The FAST Act (AB257), which was scheduled to go into effect Jan. 1, “makes it all but impossible to run small business restaurants” in California, says Joe Erlinger, president of McDonald’s USA, in an open letter that appears on the company’s corporate website.
The top of the Jan. 25 letter, which is labeled as an “article,” says “California keeps looking for ways to raise prices, drive away more businesses and destroy growth through bad policy and bad politics.”
Under AB257, a Fast Food Sector Council, made up of 10 members appointed by the governor, Assembly speaker, and the Senate Rules Committee, would work under the umbrella of the state Department of Industrial Relations. Erlinger describes it as “an unelected council of political insiders, not local business owners and their teams.”
This group would be free to “prescribe” its own powers to follow its mission to “promulgate minimum fast food restaurant employment standards, including standards on wages, working conditions, and training, and to issue, amend, and repeal any other rules and regulations.” Its authority is without precedent.
For now, fast food restaurants are operating as they were in 2022. In late December, not even two days before the legislation would take effect, Sacramento Superior Court Judge Shelleyanne W.L. Chang placed a hold on it, temporarily restraining the state “from implementing, enforcing, or taking any other action to effectuate Assembly Bill 257.” Bill opponents argued that legislation has never before been allowed to take effect while signatures to place it before the voters were being verified. The court sided with them.
It will next be up to voters to decide if the legislation becomes law. The FAST Act will be on the November 2024 ballot, where it faces an up-or-down proposition in a veto referendum.
Even in its state of uncertainty, AB257 has inspired imitators in New York and Virginia, “setting up a fight over how far unions and politicians should go to protect workers’ rights and whether workers are even the center of this battle,” USA Today reports.

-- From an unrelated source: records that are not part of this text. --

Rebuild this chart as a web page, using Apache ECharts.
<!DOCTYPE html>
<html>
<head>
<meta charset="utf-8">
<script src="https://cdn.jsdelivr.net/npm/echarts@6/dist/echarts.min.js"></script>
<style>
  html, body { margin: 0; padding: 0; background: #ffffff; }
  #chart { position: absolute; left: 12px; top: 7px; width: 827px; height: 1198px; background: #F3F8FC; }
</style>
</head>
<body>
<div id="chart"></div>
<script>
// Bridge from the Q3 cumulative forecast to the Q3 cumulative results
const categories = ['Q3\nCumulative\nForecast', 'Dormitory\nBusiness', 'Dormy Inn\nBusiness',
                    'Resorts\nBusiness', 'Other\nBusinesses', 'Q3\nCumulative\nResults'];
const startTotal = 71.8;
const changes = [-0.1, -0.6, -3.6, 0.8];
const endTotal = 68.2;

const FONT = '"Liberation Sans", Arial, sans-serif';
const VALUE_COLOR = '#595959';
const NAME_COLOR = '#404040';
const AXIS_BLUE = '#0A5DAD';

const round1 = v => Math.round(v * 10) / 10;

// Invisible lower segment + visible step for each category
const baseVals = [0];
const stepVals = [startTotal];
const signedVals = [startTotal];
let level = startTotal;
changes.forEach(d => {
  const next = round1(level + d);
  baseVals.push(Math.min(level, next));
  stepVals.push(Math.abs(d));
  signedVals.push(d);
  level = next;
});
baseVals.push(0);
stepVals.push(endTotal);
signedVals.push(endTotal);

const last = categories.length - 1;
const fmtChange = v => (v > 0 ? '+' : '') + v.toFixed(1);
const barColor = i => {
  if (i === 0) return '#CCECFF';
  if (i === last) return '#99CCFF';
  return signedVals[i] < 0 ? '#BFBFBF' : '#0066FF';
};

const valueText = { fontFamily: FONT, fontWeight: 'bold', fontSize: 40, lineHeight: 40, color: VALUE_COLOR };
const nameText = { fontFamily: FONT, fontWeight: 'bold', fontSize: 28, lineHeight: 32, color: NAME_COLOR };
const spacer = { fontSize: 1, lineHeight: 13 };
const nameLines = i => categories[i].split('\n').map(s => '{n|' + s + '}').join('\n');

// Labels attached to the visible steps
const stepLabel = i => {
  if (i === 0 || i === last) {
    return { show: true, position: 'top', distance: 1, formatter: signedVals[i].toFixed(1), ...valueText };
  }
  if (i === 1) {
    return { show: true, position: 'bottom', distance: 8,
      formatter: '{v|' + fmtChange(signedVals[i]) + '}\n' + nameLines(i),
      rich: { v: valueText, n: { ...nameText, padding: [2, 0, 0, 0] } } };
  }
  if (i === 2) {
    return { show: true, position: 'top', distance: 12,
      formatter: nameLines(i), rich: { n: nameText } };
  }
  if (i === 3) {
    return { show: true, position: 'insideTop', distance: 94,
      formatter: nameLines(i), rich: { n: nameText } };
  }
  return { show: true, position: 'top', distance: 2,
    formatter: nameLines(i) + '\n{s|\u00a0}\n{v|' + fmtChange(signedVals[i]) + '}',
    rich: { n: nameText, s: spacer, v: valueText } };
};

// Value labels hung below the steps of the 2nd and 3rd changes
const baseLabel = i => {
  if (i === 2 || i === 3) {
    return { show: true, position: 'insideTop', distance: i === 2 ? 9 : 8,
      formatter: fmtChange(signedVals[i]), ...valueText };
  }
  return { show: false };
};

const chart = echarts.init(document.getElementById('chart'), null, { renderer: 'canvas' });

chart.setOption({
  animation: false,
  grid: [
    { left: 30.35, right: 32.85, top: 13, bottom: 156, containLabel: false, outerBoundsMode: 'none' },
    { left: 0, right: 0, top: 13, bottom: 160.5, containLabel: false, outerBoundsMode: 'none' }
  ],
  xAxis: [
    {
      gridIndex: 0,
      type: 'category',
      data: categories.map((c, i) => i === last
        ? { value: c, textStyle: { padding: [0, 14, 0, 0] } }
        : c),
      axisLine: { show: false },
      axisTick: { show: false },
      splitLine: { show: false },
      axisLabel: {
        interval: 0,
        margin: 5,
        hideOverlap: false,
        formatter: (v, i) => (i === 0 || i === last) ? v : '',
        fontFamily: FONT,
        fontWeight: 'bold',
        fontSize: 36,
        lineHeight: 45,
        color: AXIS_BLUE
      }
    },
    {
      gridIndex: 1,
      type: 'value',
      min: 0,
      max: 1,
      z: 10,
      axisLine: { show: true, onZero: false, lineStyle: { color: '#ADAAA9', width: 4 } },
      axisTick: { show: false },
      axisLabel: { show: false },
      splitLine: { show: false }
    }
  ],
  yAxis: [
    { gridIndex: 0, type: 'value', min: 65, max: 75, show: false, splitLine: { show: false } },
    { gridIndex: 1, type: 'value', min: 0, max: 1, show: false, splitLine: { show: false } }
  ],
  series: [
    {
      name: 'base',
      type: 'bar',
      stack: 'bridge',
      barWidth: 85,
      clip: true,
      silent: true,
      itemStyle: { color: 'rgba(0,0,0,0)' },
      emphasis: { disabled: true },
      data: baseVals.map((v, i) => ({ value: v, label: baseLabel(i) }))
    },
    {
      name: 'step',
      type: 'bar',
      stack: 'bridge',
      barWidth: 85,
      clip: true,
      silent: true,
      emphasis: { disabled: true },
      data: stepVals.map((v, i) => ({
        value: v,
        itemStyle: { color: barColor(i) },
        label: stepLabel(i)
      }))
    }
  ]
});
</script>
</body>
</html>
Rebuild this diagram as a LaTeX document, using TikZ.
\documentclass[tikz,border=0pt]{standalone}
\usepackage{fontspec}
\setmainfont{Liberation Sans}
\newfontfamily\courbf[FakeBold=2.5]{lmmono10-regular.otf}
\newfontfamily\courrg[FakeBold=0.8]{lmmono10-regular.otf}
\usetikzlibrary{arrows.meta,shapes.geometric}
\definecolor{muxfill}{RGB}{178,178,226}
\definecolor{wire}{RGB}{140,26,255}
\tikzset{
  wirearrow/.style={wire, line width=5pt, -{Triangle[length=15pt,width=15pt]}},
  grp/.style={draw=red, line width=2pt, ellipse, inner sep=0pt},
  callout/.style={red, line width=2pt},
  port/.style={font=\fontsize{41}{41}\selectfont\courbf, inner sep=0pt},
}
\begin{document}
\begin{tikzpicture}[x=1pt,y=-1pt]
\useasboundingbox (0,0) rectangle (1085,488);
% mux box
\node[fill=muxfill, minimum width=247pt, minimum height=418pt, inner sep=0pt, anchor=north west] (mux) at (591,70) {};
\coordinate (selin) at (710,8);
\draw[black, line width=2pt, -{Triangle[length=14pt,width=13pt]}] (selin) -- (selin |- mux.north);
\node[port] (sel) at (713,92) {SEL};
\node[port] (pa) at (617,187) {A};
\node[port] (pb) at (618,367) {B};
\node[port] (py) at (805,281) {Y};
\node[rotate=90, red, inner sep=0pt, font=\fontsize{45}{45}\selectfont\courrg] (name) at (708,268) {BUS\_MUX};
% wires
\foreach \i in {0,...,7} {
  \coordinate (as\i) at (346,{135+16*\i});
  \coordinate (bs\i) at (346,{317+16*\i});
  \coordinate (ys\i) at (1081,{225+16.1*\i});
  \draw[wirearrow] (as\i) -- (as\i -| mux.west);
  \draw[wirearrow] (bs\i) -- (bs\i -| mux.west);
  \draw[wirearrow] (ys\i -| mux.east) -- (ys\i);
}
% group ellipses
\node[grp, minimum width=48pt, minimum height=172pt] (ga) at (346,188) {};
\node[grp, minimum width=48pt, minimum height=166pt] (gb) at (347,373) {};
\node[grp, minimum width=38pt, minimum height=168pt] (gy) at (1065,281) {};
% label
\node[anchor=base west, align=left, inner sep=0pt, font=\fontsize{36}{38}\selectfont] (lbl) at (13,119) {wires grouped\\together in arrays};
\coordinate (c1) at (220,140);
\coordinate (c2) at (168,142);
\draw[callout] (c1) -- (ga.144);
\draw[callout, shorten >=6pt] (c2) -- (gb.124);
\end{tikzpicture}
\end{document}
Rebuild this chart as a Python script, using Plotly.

That “whether” clause is key. Opponents have said that AB257 is centered not on workers but is “an under-the-radar attempt by politicians to increase unionization,” which continues to falter. The portion of workers who belong to unions is half of what it was four decades ago, and far off its peak of the mid-1950s, when more than a third of the workforce was unionized.
The California Department of Finance seems to have reservations, as well, but of a different sort. Its analysis of AB257 says that while cases of “enforcement, rulemaking, and appeals” would be increased by the legislation, “it is not clear that this bill will accomplish its goal, as it attempts to address delayed enforcement by creating stricter standards for certain sectors, which could exacerbate existing delays.” In other words, the bureaucratic caseload would overwhelm state administrative functions.
The final analysis, though, will be that of the voters, who for the next 21 months will be hearing it from both sides, and maybe thinking about their decision on occasion as they pick up their order from the fast-food drive-through window.
Kerry Jackson is a fellow with the Center for California Reform at the Pacific Research Institute.